Este aspecto no es excepcional. La existencia de debates y conflictos jurisdiccionales por la administración de un culto o de sus rentas era un asunto recurrente, puesto que la iglesia no era un cuerpo unificado y libre de conflicto de intereses.123 Debido a ello, este tipo de problemáticas en el patrocinio de las distintas imágenes sagradas y cultos eran frecuentes, especialmente en una monarquía católica que integraba un territorio tan extenso como diverso.124 Sobre todo, porque el culto divino requería -y requiere aún- forzosamente de la recaudación de limosnas para su sustento. De esta manera, no es posible pensar en alguna devoción novohispana sin el marco de una jurisdicción recaudatoria. A mayor devoción, mayor recolección de limosna y por ende conflictos por su administración.

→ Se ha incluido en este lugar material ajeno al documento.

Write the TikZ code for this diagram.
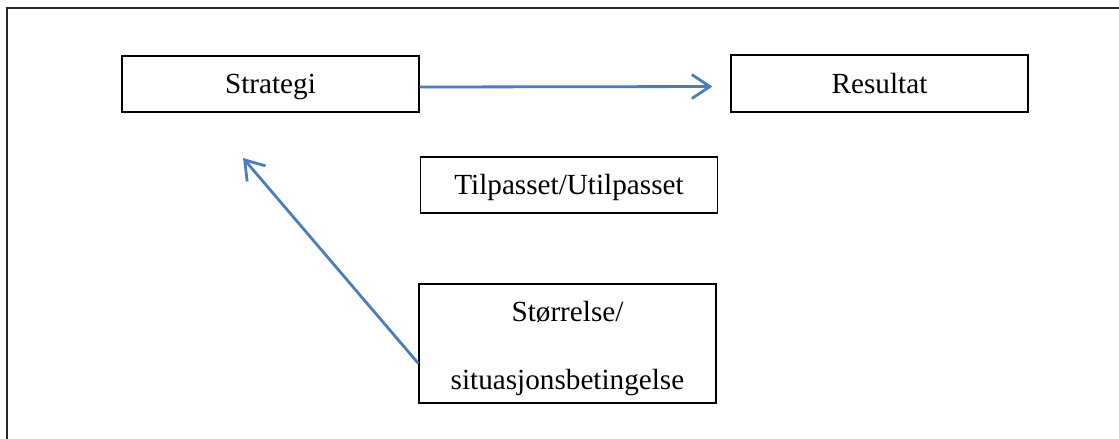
\documentclass[tikz,border=0pt]{standalone}
\usepackage{fontspec}
\setmainfont{Liberation Serif}
\usetikzlibrary{arrows.meta}
\definecolor{linkblue}{RGB}{74,126,187}
\tikzset{
  boxtext/.style={font=\fontsize{14.6}{34}\selectfont},
  box/.style={draw=black, line width=0.65pt, inner sep=0pt,
    minimum width=148.5pt, boxtext, text height=9.7pt, text depth=0pt},
  link/.style={draw=linkblue, line width=1.4pt,
    -{Straight Barb[length=9pt, width=12pt, line width=1.4pt]}}
}
\begin{document}
\begin{tikzpicture}[x=0.5pt, y=-0.5pt]
  \useasboundingbox (0,0) rectangle (1119,439);
  % open outer frame (left and top sides)
  \draw[line width=1pt, black!85] (6.5,439) -- (6.5,8) -- (1119,8);

  \node[box, minimum height=28pt] (strat) at (270.5,84) {Strategi};
  \node[box, minimum height=28.5pt] (res) at (879.5,83.5) {Resultat};
  \node[box, minimum height=28pt] (fit) at (569,185) {Tilpasset/Utilpasset};
  \node[box, minimum height=59.5pt] (size) at (567.5,343.5) {};
  \node[boxtext, align=center, inner sep=0pt] (sizetxt) at ([yshift=-2.5pt]size.center)
    {Størrelse/\\situasjonsbetingelse};

  \coordinate (up) at (243,158);

  \draw[link, shorten >=9pt] ([yshift=-1.5pt]strat.east) -- ([yshift=-1.5pt]res.west);
  \draw[link] ([yshift=-10pt]size.west) -- (up);
\end{tikzpicture}
\end{document}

En este artículo hemos tenido como objetivo analizar los factores recaudatorios de limosnas intrínsecos a la religiosidad, e insertarlos dentro de un debate historiográfico sobre la temática guadalupana. Este análisis se sustentó en el presupuesto que considera las distintas formas de recaudación de limosnas -forzosas y voluntarias- como una práctica política, ya que la fiscalidad en el régimen monárquico era un acto político. Postulamos que el conflicto jurídico y de competencia sobre las limosnas permite explicar la complejidad discursiva que la apologética implementó en el siglo XVII para desarrollar un argumento de separación del culto de Tepeyac del de Extremadura.

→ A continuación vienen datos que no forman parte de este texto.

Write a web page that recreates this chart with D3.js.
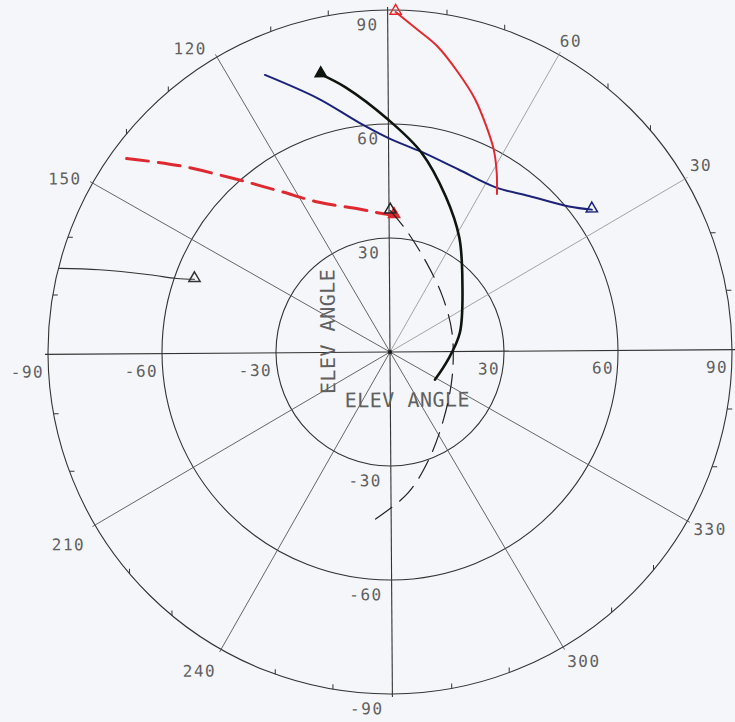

En ese sentido, hemos argumentado que el culto guadalupano y el debate suscitado con motivo de la recaudación de sus limosnas, por más local que fuese, se insertó en una coyuntura de alcances monárquicos. El estudio del culto guadalupano en la Nueva España aún requiere analizar con mayor detenimiento su relación con la contraparte extremeña y las batallas jurídicas que esta compleja vinculación ocasionó a finales del siglo XVI y principios del XVII, sobre todo en la administración de sus limosnas. En especial, le debemos al joven fray Diego de Ocaña y a sus predecesores mayor crédito en el desarrollo del culto guadalupano, del cual quisieron administrar sus rentas y cuyas acciones impulsaron -¡vaya ironía!- lo que devino en la expansión monumental del culto ante el cual, finalmente, perdieron todo derecho de recaudación. En ese sentido, lo hasta aquí argumentado pretende despertar el interés sobre un aspecto poco estudiado, a fin de que los historiadores dirijan la mirada hacia la temática de la recaudación de limosnas puesto que, como hemos mencionado, además de constituir un acto político, formaba parte de las complejas prácticas que sostenían a todas las devociones de la monarquía católica.